Last updated on August 14th, 2020 at 04:06 pm
Old World Wisconsin’s plan to build a $2.1 million historic brewing experience took a step forward this week, netting approval from the state of Wisconsin Building Commission.
Designed to pay homage to Wisconsin’s brewing history, the project will include a 3,657-square-foot “brewing experience” building and 700-square-foot foundation for the relocation of a historic tavern to the Old World Wisconsin site.
The project is the first of a multi-phase effort to improve the guest entry area at the 600-acre regional history attraction, located on Highway 67, just south of Eagle.
The living exhibit is designed to showcase Wisconsin’s cultural heritage, its experience during prohibition and the temperance movement, and the water and sustainability of the brewing operation.
Through a partnership with the Milwaukee-based Museum of Beer and Brewing, OWW plans to brew small batches of historically-inspired beer using 19th-century methods. The beer will be available for purchase onsite. OWW also plans to offer brewing workshops and beer tastings and pairings in collaboration with Wisconsin breweries.
The state building commission voted Wednesday to release state funds for the project, among several others across the state. Most of the funding for the project will come from private fundraising.
Construction is expected to begin this fall and be completed in late 2021. OWW is working with Madison-based Aro Eberle Architects on the project.
The second phase of the project will include moving Wittnebel’s Tavern, a 1907 pub located in Old Ashippun in Dodge County, to be restored to its post-Prohibition 1930s appearance at OWW. It will be the first historic structure to be added to the complex in 25 years.
“When visitors walk into the tavern, they’ll walk back into time into the 1930s and experience what a tavern was like back then,” said Dan Freas, director of Old World Wisconsin.
OWW will also add a beer garden as part of the second phase.
When completed, the historic brewing experience building will be able to accommodate about 50 visitors. It will also be available for private event rentals.

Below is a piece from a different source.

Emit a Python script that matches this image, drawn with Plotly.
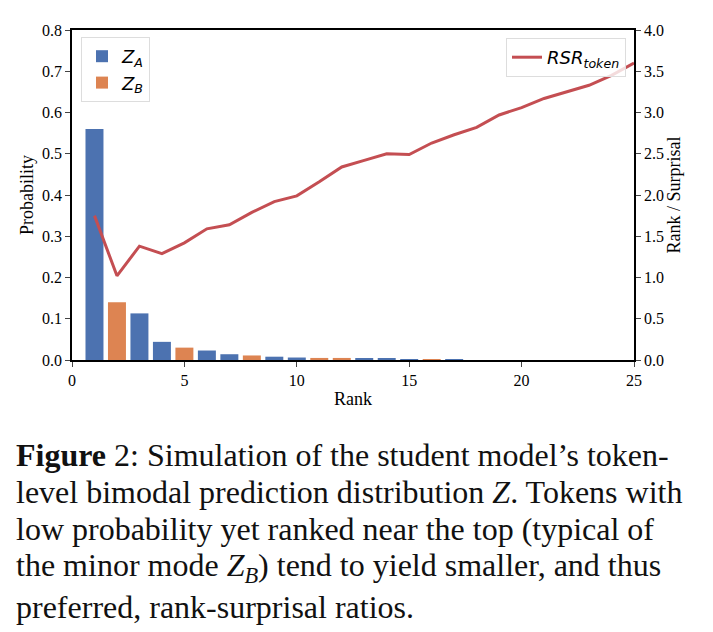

“What’s exciting to me is the opportunity to create a brewing experience that is part of our mission of interpreting history, but will also have built in revenue-generating opportunity to support the sustainability of that facility through the beer brewing program and workshops and … rental for private events,” Freas said. “In this day and age, it’s critical to make sure that we have not only a plan for the actual construction of the new attraction but ongoing support that we would need to keep it up and running.”